> [YOUR INSTRUCTIONS] Transcribe the records below from the first line to the line that includes "ax.spines[s].set_color('#222222')", inclusive, and omit the pictures.

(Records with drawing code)
------------------------------------------------

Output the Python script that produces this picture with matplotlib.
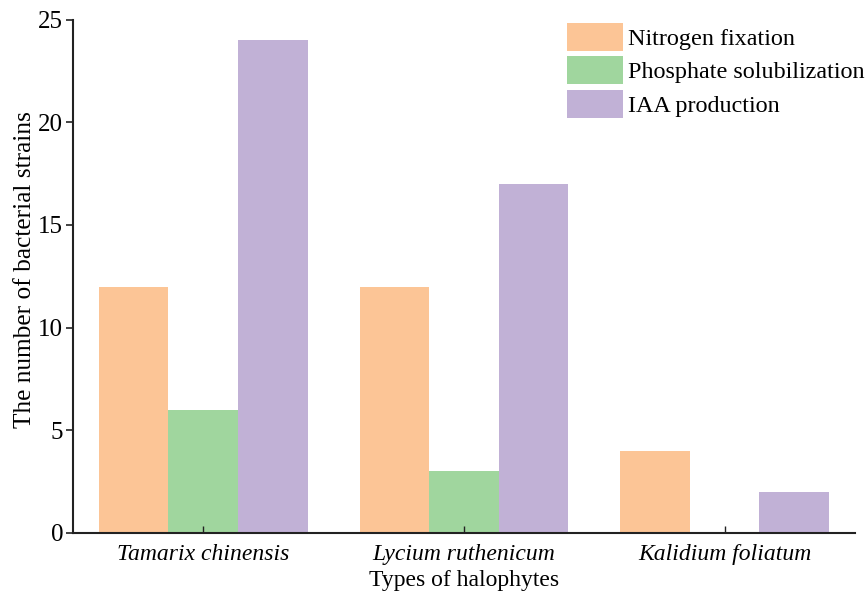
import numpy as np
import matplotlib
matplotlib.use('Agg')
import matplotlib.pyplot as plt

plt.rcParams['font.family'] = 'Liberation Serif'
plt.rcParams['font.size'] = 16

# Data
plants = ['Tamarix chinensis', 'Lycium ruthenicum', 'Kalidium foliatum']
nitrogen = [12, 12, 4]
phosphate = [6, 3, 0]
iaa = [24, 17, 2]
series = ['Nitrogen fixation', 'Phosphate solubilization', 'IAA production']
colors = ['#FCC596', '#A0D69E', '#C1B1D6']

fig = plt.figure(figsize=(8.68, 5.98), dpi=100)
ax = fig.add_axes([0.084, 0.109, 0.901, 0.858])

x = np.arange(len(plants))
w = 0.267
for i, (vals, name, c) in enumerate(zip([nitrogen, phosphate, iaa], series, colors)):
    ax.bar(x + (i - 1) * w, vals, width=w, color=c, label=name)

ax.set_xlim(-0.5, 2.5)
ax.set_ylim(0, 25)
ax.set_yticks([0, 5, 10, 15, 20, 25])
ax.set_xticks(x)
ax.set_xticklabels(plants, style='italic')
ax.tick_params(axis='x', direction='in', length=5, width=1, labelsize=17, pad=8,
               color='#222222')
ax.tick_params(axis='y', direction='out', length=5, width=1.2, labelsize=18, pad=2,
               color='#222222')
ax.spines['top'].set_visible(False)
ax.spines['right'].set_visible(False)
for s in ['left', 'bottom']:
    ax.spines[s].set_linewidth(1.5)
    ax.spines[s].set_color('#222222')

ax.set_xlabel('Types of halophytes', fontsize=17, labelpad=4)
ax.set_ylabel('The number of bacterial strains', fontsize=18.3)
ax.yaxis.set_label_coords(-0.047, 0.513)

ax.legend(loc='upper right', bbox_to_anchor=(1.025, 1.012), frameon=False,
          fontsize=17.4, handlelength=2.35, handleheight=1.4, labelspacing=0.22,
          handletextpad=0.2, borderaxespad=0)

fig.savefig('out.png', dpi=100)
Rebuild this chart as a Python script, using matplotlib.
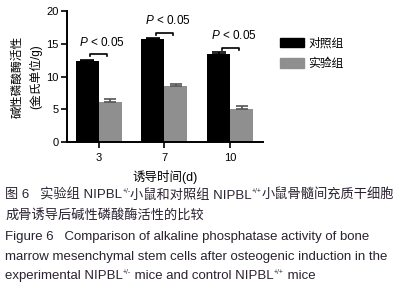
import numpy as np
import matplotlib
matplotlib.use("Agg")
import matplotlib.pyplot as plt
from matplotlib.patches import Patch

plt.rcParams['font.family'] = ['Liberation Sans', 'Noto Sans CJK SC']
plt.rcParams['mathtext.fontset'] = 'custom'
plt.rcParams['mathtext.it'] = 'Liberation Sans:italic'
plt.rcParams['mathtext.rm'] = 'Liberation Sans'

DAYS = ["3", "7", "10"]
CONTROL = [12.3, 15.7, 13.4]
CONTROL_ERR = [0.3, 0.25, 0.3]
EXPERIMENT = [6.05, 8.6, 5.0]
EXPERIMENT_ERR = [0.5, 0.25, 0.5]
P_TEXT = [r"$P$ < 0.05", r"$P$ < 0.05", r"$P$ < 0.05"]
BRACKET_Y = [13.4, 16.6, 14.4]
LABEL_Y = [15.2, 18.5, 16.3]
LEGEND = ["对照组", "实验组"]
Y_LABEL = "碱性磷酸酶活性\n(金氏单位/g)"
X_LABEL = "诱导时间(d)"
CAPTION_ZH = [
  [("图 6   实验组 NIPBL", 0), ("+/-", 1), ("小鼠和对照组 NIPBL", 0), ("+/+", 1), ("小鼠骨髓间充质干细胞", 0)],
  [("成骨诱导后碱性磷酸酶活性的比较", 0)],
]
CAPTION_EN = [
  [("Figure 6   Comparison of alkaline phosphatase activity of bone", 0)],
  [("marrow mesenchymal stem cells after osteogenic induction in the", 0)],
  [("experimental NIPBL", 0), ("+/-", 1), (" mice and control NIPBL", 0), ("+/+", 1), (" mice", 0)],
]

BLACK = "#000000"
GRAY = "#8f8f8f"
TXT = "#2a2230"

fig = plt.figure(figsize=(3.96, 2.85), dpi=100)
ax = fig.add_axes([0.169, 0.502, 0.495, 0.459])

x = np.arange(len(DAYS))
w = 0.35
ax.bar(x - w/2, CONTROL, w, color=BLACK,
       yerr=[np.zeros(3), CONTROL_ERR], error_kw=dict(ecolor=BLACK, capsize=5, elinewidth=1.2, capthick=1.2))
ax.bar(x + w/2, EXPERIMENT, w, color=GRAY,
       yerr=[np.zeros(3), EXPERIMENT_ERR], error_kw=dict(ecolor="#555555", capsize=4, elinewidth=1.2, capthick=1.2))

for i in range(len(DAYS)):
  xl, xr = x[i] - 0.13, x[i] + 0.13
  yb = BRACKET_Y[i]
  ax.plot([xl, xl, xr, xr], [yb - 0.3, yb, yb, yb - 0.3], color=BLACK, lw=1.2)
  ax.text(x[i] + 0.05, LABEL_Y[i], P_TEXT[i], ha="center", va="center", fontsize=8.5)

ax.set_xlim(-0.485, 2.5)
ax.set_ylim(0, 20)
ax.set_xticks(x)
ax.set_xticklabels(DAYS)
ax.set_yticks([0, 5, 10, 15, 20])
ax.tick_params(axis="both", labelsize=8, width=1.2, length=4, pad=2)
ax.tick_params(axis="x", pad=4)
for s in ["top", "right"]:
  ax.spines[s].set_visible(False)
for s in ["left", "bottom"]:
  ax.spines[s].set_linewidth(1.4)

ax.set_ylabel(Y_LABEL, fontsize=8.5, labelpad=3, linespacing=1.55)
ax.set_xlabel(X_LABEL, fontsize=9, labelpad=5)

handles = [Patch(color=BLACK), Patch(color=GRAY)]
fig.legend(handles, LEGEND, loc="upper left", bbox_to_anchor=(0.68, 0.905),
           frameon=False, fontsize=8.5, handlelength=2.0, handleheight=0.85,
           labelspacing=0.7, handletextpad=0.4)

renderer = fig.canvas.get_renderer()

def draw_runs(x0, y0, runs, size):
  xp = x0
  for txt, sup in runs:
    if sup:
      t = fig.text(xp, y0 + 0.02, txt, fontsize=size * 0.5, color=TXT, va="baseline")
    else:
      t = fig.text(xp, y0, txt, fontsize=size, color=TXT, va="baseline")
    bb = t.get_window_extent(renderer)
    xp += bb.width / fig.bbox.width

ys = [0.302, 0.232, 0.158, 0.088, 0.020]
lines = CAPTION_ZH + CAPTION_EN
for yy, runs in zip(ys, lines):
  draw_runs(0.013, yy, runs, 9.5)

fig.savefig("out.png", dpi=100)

------------------------------------------------

> [EXERCISE SOLUTION]
Output the Python script that produces this picture with matplotlib.
import numpy as np
import matplotlib
matplotlib.use('Agg')
import matplotlib.pyplot as plt

plt.rcParams['font.family'] = 'Liberation Serif'
plt.rcParams['font.size'] = 16

# Data
plants = ['Tamarix chinensis', 'Lycium ruthenicum', 'Kalidium foliatum']
nitrogen = [12, 12, 4]
phosphate = [6, 3, 0]
iaa = [24, 17, 2]
series = ['Nitrogen fixation', 'Phosphate solubilization', 'IAA production']
colors = ['#FCC596', '#A0D69E', '#C1B1D6']

fig = plt.figure(figsize=(8.68, 5.98), dpi=100)
ax = fig.add_axes([0.084, 0.109, 0.901, 0.858])

x = np.arange(len(plants))
w = 0.267
for i, (vals, name, c) in enumerate(zip([nitrogen, phosphate, iaa], series, colors)):
    ax.bar(x + (i - 1) * w, vals, width=w, color=c, label=name)

ax.set_xlim(-0.5, 2.5)
ax.set_ylim(0, 25)
ax.set_yticks([0, 5, 10, 15, 20, 25])
ax.set_xticks(x)
ax.set_xticklabels(plants, style='italic')
ax.tick_params(axis='x', direction='in', length=5, width=1, labelsize=17, pad=8,
               color='#222222')
ax.tick_params(axis='y', direction='out', length=5, width=1.2, labelsize=18, pad=2,
               color='#222222')
ax.spines['top'].set_visible(False)
ax.spines['right'].set_visible(False)
for s in ['left', 'bottom']:
    ax.spines[s].set_linewidth(1.5)
    ax.spines[s].set_color('#222222')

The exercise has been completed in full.